The main purpose of the Cost Modeling functional component is to associate cost elements (internal or external) with the resources that bear these costs (hardware, software, or people). The Cost Model serves as the cost reference to feed the Chargeback functional component with elementary costs (costs per unit of work). The Chargeback functional component will multiply these elementary costs by a Usage factor to compute the cost of a service.

The model should also be used to evaluate the total cost of IT and how they are spread over all resources. A simulation, or scenario-based rendering, may also be supported by the Cost Model.

The Cost Modeling functional component supports the value streams:

Functional Criteria

The Cost Modeling functional component:

  • Shall be the reference for cost allocations on the corresponding resource

  • May be structured by categories of resource (type of resources, typically grouped by tower, sub-tower, etc.)
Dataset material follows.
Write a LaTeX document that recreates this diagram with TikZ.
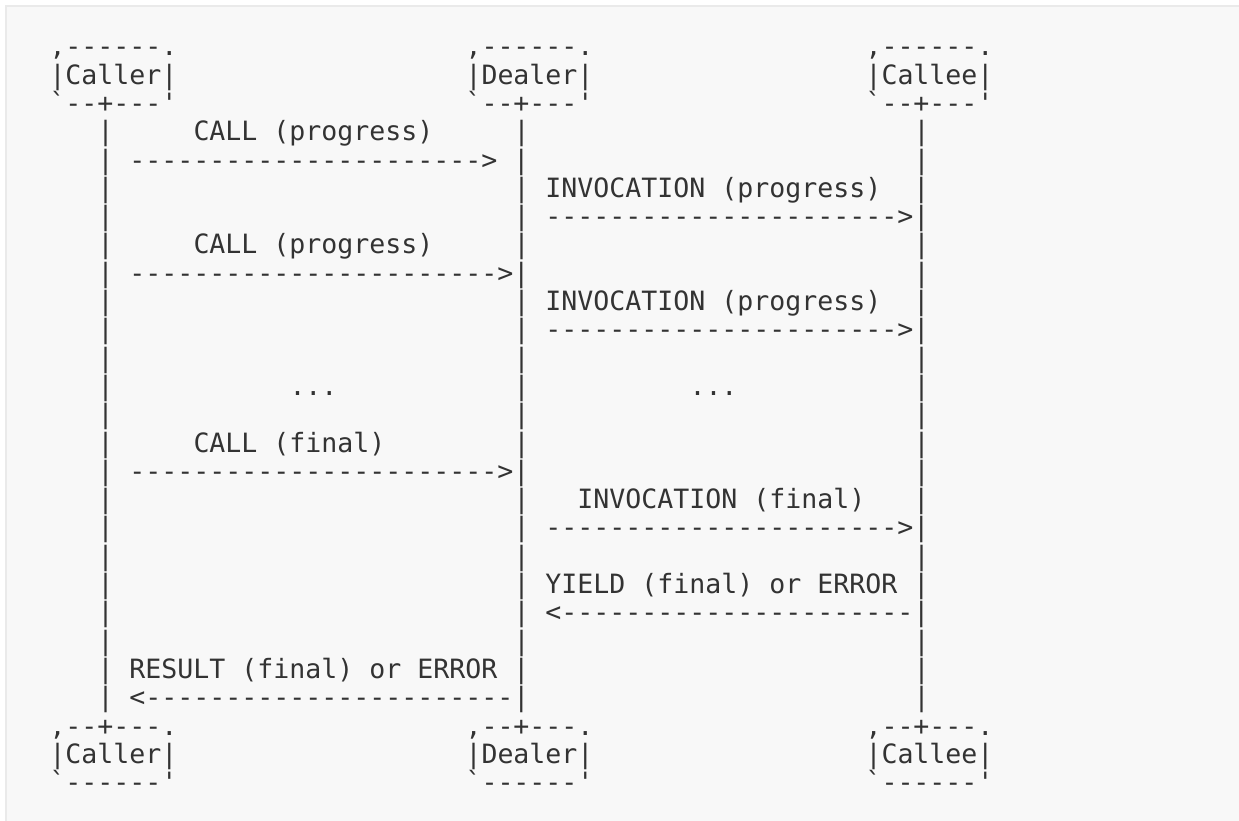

  • May include a simulation capability to evaluate the distribution of all IT costs Cost Model Data Object


The Cost Model data object defines the way a Digital Product accounts for its cost pertaining to delivered services.

Key Attributes

The Cost Model data object shall have the following key data attributes:

  • Id: unique identifier of the Cost Model

  • Name: descriptive name for the Cost Model

  • Description: text description detailing the purpose and principles of construction of the Cost Model

  • Status: indicates if the Cost Model is in use, depreciated, or experimental

  • Version: current version of the model (models evolve over time)

  • Calculation: formula for calculating cost

  • Resource Type: type of resource considered (hardware, software, HR, or external service – IaaS, PaaS, SaaS)

  • Resource Id: identification of the Resource that will incur cost charges

  • Resource Unit of Work: the most granular element for which a cost is charged; e.g., hours, GBytes, CPUs)

  • Cost per Unit of Work: monetary amount per unit of work (e.g., x euros per gigabyte of storage)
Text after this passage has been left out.